With Greer leading the way, they entered the palace grounds. First, there was a tunnel, big enough to drive a truck through, which appeared to end in another iron gate, this one with sharpened spikes at its base, raised high above their heads. Their footsteps echoed around them.
“Yo-de-lay-e-hoo!” Lopez crooned softly, and Greer whirled around with his gun pointed straight at Lopez’s head.
“What the fuck?” he whispered angrily.
Lopez stood, chastened, the gun still aimed at his forehead. He’d just wanted to make a joke — you know, lighten things up a little. It was the way he’d always been.
“You out of your mind, Lopez?”
“Sorry, Captain.” He kept his eyes down; he knew Greer was right. He’d been told before that his mouth would wind up getting him killed. “Won’t happen again.”
“Next time I just shoot.”
Greer turned around again, and one by one, instinctively spreading out, they emerged from the tunnel and into what looked like a huge forecourt to the palace. It must have been several acres of land, all covered with something under all the sand that felt as smooth and hard as marble. In front of them, at the top of a wide set of steps, was a huge and very grand palace of pale yellow stone, several stories high, and topped with the kind of dome Greer normally associated with a mosque. He pulled from the inside pocket of his jacket the folded map, sealed in a plastic sheath, that he’d been sent when he accepted this gig. He oriented himself quickly, and determined that this was indeed the main house — there were others in the compound, for servants and the like — and that what he was looking for lay somewhere behind it, off to the right.
He turned and gestured for the soldiers, and Hasan, to follow him. The soldiers looked puzzled for a moment and glanced longingly at the palace, as if to say, “Aren’t we busting in there?” and Greer understood their impulse. God knew what stuff might still be lying around inside, especially if Hasan was right, and the locals were too scared to set foot in there — but that wasn’t what he’d come to do. He’d come to find, and retrieve, one thing, and once he had that, he was out of here.
It was a long walk around the side of the palace, but fortunately there was a sort of colonnade that provided some shade from the rays of the late afternoon sun. The heat was still nearly unbearable and, apparently, it had been too much for a couple of birds, whose bodies lay sprawled in the dust, their tail feathers spread like fans around them.
“Peacocks,” Hasan said. “It was the al-Kallis’ favorite.”

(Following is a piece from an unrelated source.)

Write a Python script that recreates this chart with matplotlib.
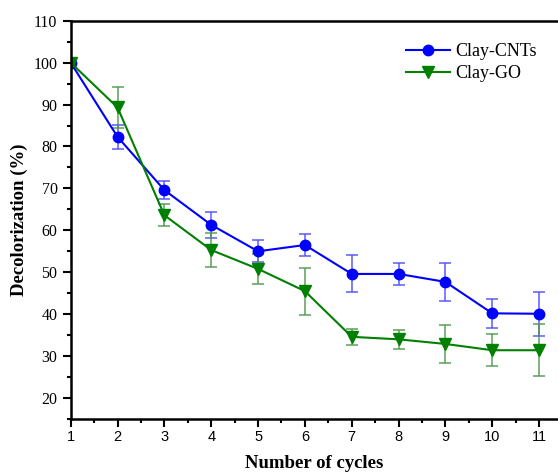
import matplotlib
matplotlib.use("Agg")
import matplotlib.pyplot as plt
from matplotlib.ticker import MultipleLocator

cycles = [1, 2, 3, 4, 5, 6, 7, 8, 9, 10, 11]
cnts = [100, 82.3, 69.6, 61.3, 55.0, 56.5, 49.6, 49.6, 47.7, 40.2, 40.1]
cnts_err = [0, 2.9, 2.2, 3.1, 2.6, 2.7, 4.4, 2.7, 4.5, 3.5, 5.3]
go = [100, 89.3, 63.6, 55.3, 50.8, 45.5, 34.6, 34.0, 32.9, 31.4, 31.4]
go_err = [0, 4.8, 2.6, 4.0, 3.5, 5.6, 1.9, 2.3, 4.6, 3.8, 6.2]

serif = "Liberation Serif"

fig = plt.figure(figsize=(5.58, 4.73), dpi=100)
ax = fig.add_axes([0.1267, 0.1142, 0.873, 0.842])

ax.errorbar(cycles, cnts, yerr=cnts_err, fmt='none', ecolor=(0.3, 0.3, 1.0),
            elinewidth=1.2, capsize=4, capthick=1.2, alpha=0.85)
ax.errorbar(cycles, go, yerr=go_err, fmt='none', ecolor=(0.3, 0.6, 0.3),
            elinewidth=1.2, capsize=4, capthick=1.2, alpha=0.85)
ax.plot(cycles, cnts, '-o', color='#0000ff', lw=1.5, markersize=7.5, label='Clay-CNTs')
ax.plot(cycles, go, '-v', color='#008000', lw=1.5, markersize=8, label='Clay-GO')

ax.set_xlim(1, 11.4)
ax.set_ylim(15, 110)
ax.xaxis.set_major_locator(MultipleLocator(1))
ax.xaxis.set_minor_locator(MultipleLocator(0.5))
ax.yaxis.set_major_locator(MultipleLocator(10))
ax.yaxis.set_minor_locator(MultipleLocator(5))
ax.tick_params(which='major', direction='out', length=6, width=1.5)
ax.tick_params(which='minor', direction='out', length=3, width=1.5)
ax.tick_params(axis='x', labelsize=10.5, pad=2)
ax.set_yticks(range(20, 111, 10))
for lab in ax.get_yticklabels():
    lab.set_fontfamily(serif)
    lab.set_fontsize(11.5)
for lab in ax.get_xticklabels():
    lab.set_fontfamily("Liberation Sans")

for s in ['left', 'bottom', 'top']:
    ax.spines[s].set_linewidth(1.8)
ax.spines['right'].set_visible(False)

ax.set_xlabel('Number of cycles', fontfamily=serif, fontweight='bold', fontsize=13.5, labelpad=8)
ax.set_ylabel('Decolorization (%)', fontfamily=serif, fontweight='bold', fontsize=13.5, labelpad=4)

ax.legend(loc='upper right', frameon=False, prop={'family': serif, 'size': 13},
          bbox_to_anchor=(0.99, 0.985), handlelength=2.4, labelspacing=0.3, handletextpad=0.3)

fig.savefig('out.png', dpi=100)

But these looked like they’d been picked clean with a knife and fork. All that was left were brittle bones and a spray of flattened feathers, a faint vestige of their purple and blue iridescence glinting in the sun.
Greer motioned for the men to keep moving, his eyes swiveling from one side of the grounds to the other. They passed several smaller buildings — in one they could see the dust-choked grillwork of a Rolls-Royce, in another what looked like horse stalls — before coming to a short bridge spanning what was now a stagnant stream of green water. Greer tested the wood, pressing down with his boot, but it seemed solid. They crossed over, and into another vast courtyard, surrounded on all sides by towering palm trees. Underfoot, there was a length of fine meshed chain; Greer bent down to lift it up, but realized then that it was under both his feet — and under the feet of all his men, too. The chain was everywhere.
“What do you think they were trying to catch in this net?” he wondered out loud.
Nobody answered.
Greer look at Hasan, who lifted his cuffed hands to point toward the top of one of the trees. “You see the hook?”
Greer turned to see, and damned if Hasan wasn’t right — way up toward the top, there was a large iron hook driven into the trunk of the tree.
“They all have such hooks,” Hasan said.
“I still don’t get it,” Donlan said.
“The net was not used to catch anything,” Hasan explained. “It was tied to those hooks and used to keep something in.”
“Oh, you mean the birds? The peacocks?”